If you hear some squeaking when brakes are applied, they may have been glazed by the heat. A repair shop can quickly fix this by removing the brake shoes and roughing up the surface with some emery cloth.
posted by JackFlash at 2:05 AM on January 12, 2007


There is nothing to worry about.

To quote Mitch Hedberg:
I rent a lot of cars, but I don't always know everything about them. So a lot of times, I drive for like ten miles with the emergency brake on. That doesn't say a lot for me, but it really doesn't say a lot for the emergency brake. It's really not an emergency brake, it's an emergency "make the car smell funny" lever.
posted by Tacos Are Pretty Great at 7:14 AM on January 12, 2007


Also check out this AskMe for more answers.
posted by TedW at 7:16 AM on January 12, 2007


Just wanted to add that once in high school my youth group drove in a few 15-passenger vans out to Colorado (from Detroit). One of the group leaders was leading the pack and all of us behind her van were sniffing the air saying "Wow, this is some fresh mountain air, huh?" When she finally stopped because the tires started smoking, we realized she had been driving uphill with her parking brake on for a good 15 miles.
We made it there and back with no problems, but, if I recall correctly, we did take it in to a shop to make sure. If we did, there wasn't much damage because we were never without all of our vehicles.
Good luck!
posted by slyboots421 at 8:34 AM on January 12, 2007


If it's not stick-shift, you really have no reason to use a parking brake anyway. Just a thought.
posted by owl at 9:00 AM on January 12, 2007


If it's not stick-shift, you really have no reason to use a parking brake anyway.
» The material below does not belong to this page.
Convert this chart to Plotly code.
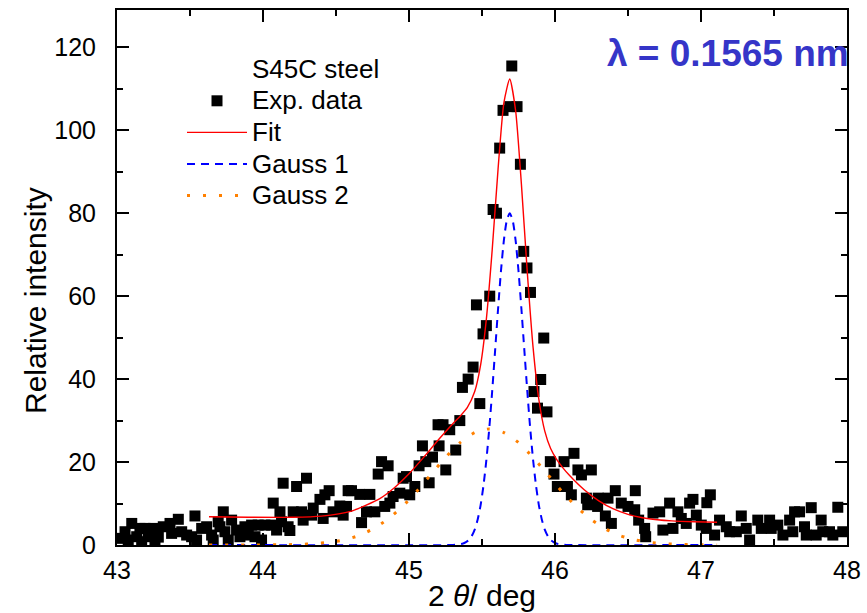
import plotly.graph_objects as go

# ---------------- data ----------------
exp_x = [43.021, 43.055, 43.077, 43.101, 43.135, 43.157, 43.169, 43.192, 43.214, 43.248,
         43.260, 43.283, 43.317, 43.363, 43.374, 43.420, 43.443, 43.477, 43.511, 43.534,
         43.545, 43.580, 43.614, 43.648, 43.659, 43.693, 43.705, 43.728, 43.739, 43.762,
         43.785, 43.819, 43.842, 43.876, 43.899, 43.922, 43.945, 43.967, 43.990, 44.013,
         44.059, 44.070, 44.093, 44.116, 44.127, 44.138, 44.172, 44.184, 44.207, 44.230,
         44.264, 44.275, 44.298, 44.333, 44.344, 44.390, 44.412, 44.424, 44.453, 44.480,
         44.526, 44.549, 44.572, 44.583, 44.606, 44.663, 44.675, 44.709, 44.732, 44.766,
         44.789, 44.812, 44.834, 44.857, 44.869, 44.891, 44.937, 44.960, 44.983, 45.005,
         45.040, 45.069, 45.092, 45.115, 45.138, 45.161, 45.199, 45.206, 45.233, 45.252,
         45.279, 45.320, 45.348, 45.366, 45.405, 45.439, 45.462, 45.485, 45.507, 45.530,
         45.553, 45.576, 45.599, 45.621, 45.644, 45.690, 45.704, 45.740, 45.763, 45.786,
         45.808, 45.832, 45.856, 45.880, 45.902, 45.923, 45.945, 45.968, 45.993, 46.016,
         46.062, 46.085, 46.112, 46.130, 46.157, 46.181, 46.215, 46.224, 46.249, 46.292,
         46.296, 46.345, 46.363, 46.386, 46.413, 46.454, 46.500, 46.546, 46.550, 46.573,
         46.614, 46.621, 46.671, 46.717, 46.739, 46.785, 46.808, 46.842, 46.865, 46.899,
         46.922, 46.945, 46.968, 47.002, 47.036, 47.040, 47.064, 47.093, 47.127, 47.173,
         47.196, 47.242, 47.276, 47.310, 47.333, 47.389, 47.413, 47.470, 47.481, 47.526,
         47.561, 47.607, 47.629, 47.641, 47.675, 47.709, 47.721, 47.755, 47.789, 47.823,
         47.834, 47.880, 47.903, 47.937, 47.971]
exp_y = [1.6, 3.2, 1.2, 5.2, 2.0, 4.0, 0.8, 4.0, 2.0, 4.0,
         0.8, 1.9, 4.4, 5.2, 2.8, 6.2, 3.2, 2.4, 2.0, 7.0,
         1.2, 4.0, 4.4, 2.4, 1.2, 5.6, 4.4, 8.0, 3.2, 1.2,
         6.0, 3.6, 2.0, 4.4, 2.4, 4.8, 2.0, 4.8, 1.2, 4.8,
         4.8, 10.1, 3.6, 8.0, 5.6, 14.9, 4.4, 3.5, 8.0, 14.1,
         8.0, 6.0, 16.1, 7.2, 8.9, 11.0, 6.4, 12.1, 13.1, 8.0,
         9.4, 7.2, 9.3, 13.1, 13.1, 12.2, 5.4, 8.0, 12.2, 8.0,
         17.1, 20.1, 9.3, 19.1, 10.1, 11.7, 12.5, 16.1, 16.5, 12.1,
         14.1, 19.1, 23.9, 20.1, 15.0, 21.2, 29.0, 23.9, 29.0, 18.1,
         27.8, 22.9, 30.0, 38.0, 40.0, 42.9, 57.9, 34.1, 50.9, 52.9,
         60.0, 80.9, 80.0, 95.7, 104.8, 105.7, 115.5, 105.7, 91.8, 70.8,
         66.8, 60.9, 37.0, 33.0, 39.9, 49.9, 32.1, 20.1, 17.1, 14.1,
         20.1, 14.1, 12.1, 22.1, 18.1, 16.9, 11.3, 9.7, 18.1, 9.3,
         11.3, 7.0, 11.3, 5.2, 13.1, 10.1, 9.3, 8.5, 13.1, 6.0,
         4.0, 2.0, 7.7, 8.0, 3.6, 10.1, 4.0, 8.0, 6.4, 5.2,
         10.1, 11.0, 7.2, 4.8, 4.0, 10.2, 12.1, 2.4, 6.0, 4.4,
         3.2, 3.2, 7.0, 4.0, 1.2, 6.0, 4.0, 6.0, 4.0, 4.8,
         2.4, 6.0, 3.2, 8.0, 8.0, 4.4, 2.4, 9.0, 2.4, 6.0,
         3.2, 3.2, 2.4, 9.1, 3.2]

fit_x = [43.63, 43.90, 44.20, 44.40, 44.60, 44.80, 44.90, 45.00, 45.10, 45.20,
         45.30, 45.35, 45.40, 45.45, 45.49, 45.53, 45.57, 45.61, 45.65, 45.69,
         45.73, 45.77, 45.81, 45.85, 45.89, 45.93, 45.97, 46.01, 46.05, 46.10,
         46.20, 46.30, 46.40, 46.50, 46.60, 46.70, 46.80, 46.95, 47.11]
fit_y = [6.80, 6.70, 6.68, 6.96, 8.11, 11.19, 13.81, 17.17, 21.12, 25.30,
         29.23, 31.04, 33.16, 37.00, 43.33, 54.54, 71.23, 90.64, 106.68, 112.36,
         104.81, 86.96, 65.85, 47.59, 34.96, 27.46, 23.25, 20.70, 18.79, 16.75,
         13.31, 10.63, 8.69, 7.39, 6.58, 6.10, 5.82, 5.62, 5.50]

g1_x = [43.63, 45.29, 45.33, 45.37, 45.39, 45.41, 45.43, 45.45, 45.47, 45.49,
        45.51, 45.53, 45.55, 45.57, 45.59, 45.61, 45.63, 45.65, 45.67, 45.69,
        45.71, 45.73, 45.75, 45.77, 45.79, 45.81, 45.83, 45.85, 45.87, 45.89,
        45.91, 45.93, 45.95, 45.97, 45.99, 46.01, 46.05, 46.09, 47.11]
g1_y = [0.0, 0.0, 0.1, 0.35, 0.7, 1.2, 2.2, 3.7, 6.1, 9.5,
        14.3, 20.5, 28.2, 37.2, 47.0, 56.9, 66.1, 73.5, 78.3, 80.0,
        78.3, 73.5, 66.1, 56.9, 47.0, 37.2, 28.2, 20.5, 14.3, 9.5,
        6.1, 3.7, 2.2, 1.2, 0.7, 0.35, 0.1, 0.0, 0.0]

g2_x = [43.63, 43.95, 44.15, 44.25, 44.35, 44.45, 44.55, 44.65, 44.75, 44.85,
        44.95, 45.05, 45.15, 45.25, 45.35, 45.45, 45.55, 45.65, 45.75, 45.85,
        45.95, 46.05, 46.15, 46.25, 46.35, 46.45, 46.55, 46.65, 46.75, 46.85,
        46.95, 47.11]
g2_y = [0.0, 0.01, 0.06, 0.14, 0.31, 0.64, 1.2, 2.2, 3.8, 6.1,
        9.1, 12.8, 17.0, 21.1, 24.7, 27.1, 28.0, 27.1, 24.7, 21.1,
        17.0, 12.8, 9.1, 6.1, 3.8, 2.2, 1.2, 0.64, 0.31, 0.14,
        0.06, 0.01]

x_ticks = [43, 44, 45, 46, 47, 48]
y_ticks = [0, 20, 40, 60, 80, 100, 120]

# ---------------- figure ----------------
FONT = "Liberation Sans, Arial, Helvetica, sans-serif"


def big(t):
    return "<span style='font-size:26px'>" + t + "</span>"


fig = go.Figure()
fig.add_trace(go.Scatter(x=exp_x, y=exp_y, mode="markers", name=big("Exp. data"),
                         marker=dict(symbol="square", size=11, color="black",
                                     line=dict(width=0))))
fig.add_trace(go.Scatter(x=fit_x, y=fit_y, mode="lines", name=big("Fit"),
                         line=dict(color="#ff0000", width=1.4, shape="spline",
                                   smoothing=0.6)))
fig.add_trace(go.Scatter(x=g1_x, y=g1_y, mode="lines", name=big("Gauss 1"),
                         line=dict(color="#0000ff", width=2, dash="8px,6px",
                                   shape="spline", smoothing=0.6)))
fig.add_trace(go.Scatter(x=g2_x, y=g2_y, mode="lines", name=big("Gauss 2"),
                         line=dict(color="#ff8000", width=3, dash="3px,13px",
                                   shape="spline", smoothing=0.6)))

axis_common = dict(showline=True, linecolor="black", linewidth=2, mirror="ticks",
                   ticks="inside", ticklen=12, tickwidth=1.5, tickcolor="black",
                   showgrid=False, zeroline=False, automargin=False,
                   tickfont=dict(family=FONT, size=25, color="black"))

fig.update_xaxes(range=[43, 48], tickmode="array", tickvals=x_ticks,
                 ticktext=[str(v) for v in x_ticks],
                 minor=dict(dtick=0.5, ticks="inside", ticklen=6, tickwidth=1.5,
                            tickcolor="black", showgrid=False),
                 ticklabelstandoff=2,
                 title=dict(text="2 <i>θ</i>/ deg", standoff=2,
                            font=dict(family=FONT, size=30, color="black")),
                 **axis_common)
fig.update_yaxes(range=[0, 129], tickmode="array", tickvals=y_ticks,
                 ticktext=[str(v) for v in y_ticks],
                 minor=dict(dtick=10, ticks="inside", ticklen=6, tickwidth=1.5,
                            tickcolor="black", showgrid=False),
                 ticklabelstandoff=14,
                 **axis_common)

fig.add_annotation(text="Relative intensity", xref="paper", yref="paper",
                   x=(35 - 117) / 730, y=(545 - 301) / 535, xanchor="center", yanchor="middle",
                   textangle=-90, showarrow=False,
                   font=dict(family=FONT, size=30, color="black"))
fig.add_annotation(text="S45C steel", xref="paper", yref="paper",
                   x=(250 - 117) / 730, y=(545 - 69) / 535, xanchor="left", yanchor="middle",
                   showarrow=False, font=dict(family=FONT, size=26, color="black"))
fig.add_annotation(text="<b>λ = 0.1565 nm</b>", xref="paper", yref="paper",
                   x=1.0 + 4 / 730, y=(545 - 54) / 535, xanchor="right", yanchor="middle",
                   showarrow=False, font=dict(family=FONT, size=37, color="#3535c8"))

fig.update_layout(width=867, height=613,
                  margin=dict(l=117, r=20, t=10, b=68),
                  paper_bgcolor="white", plot_bgcolor="white",
                  showlegend=True,
                  legend=dict(x=(182 - 117) / 730, y=(545 - 80) / 535,
                              xanchor="left", yanchor="top",
                              bgcolor="rgba(0,0,0,0)", borderwidth=0,
                              itemwidth=60, tracegroupgap=0,
                              font=dict(family=FONT, size=22, color="black")),
                  font=dict(family=FONT, color="black"))

fig.write_html("out.html")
Very not true for a variety of reasons. Keep using your brake.
posted by phearlez at 9:27 AM on January 12, 2007


Pretty much the only essential time to use a parking break is if you're on a very steep hill. You could use it occasionally to keep it in working order (i.e. from atrophying) but in most situations like level parking or even parking on an average incline, the parking break is not necessary.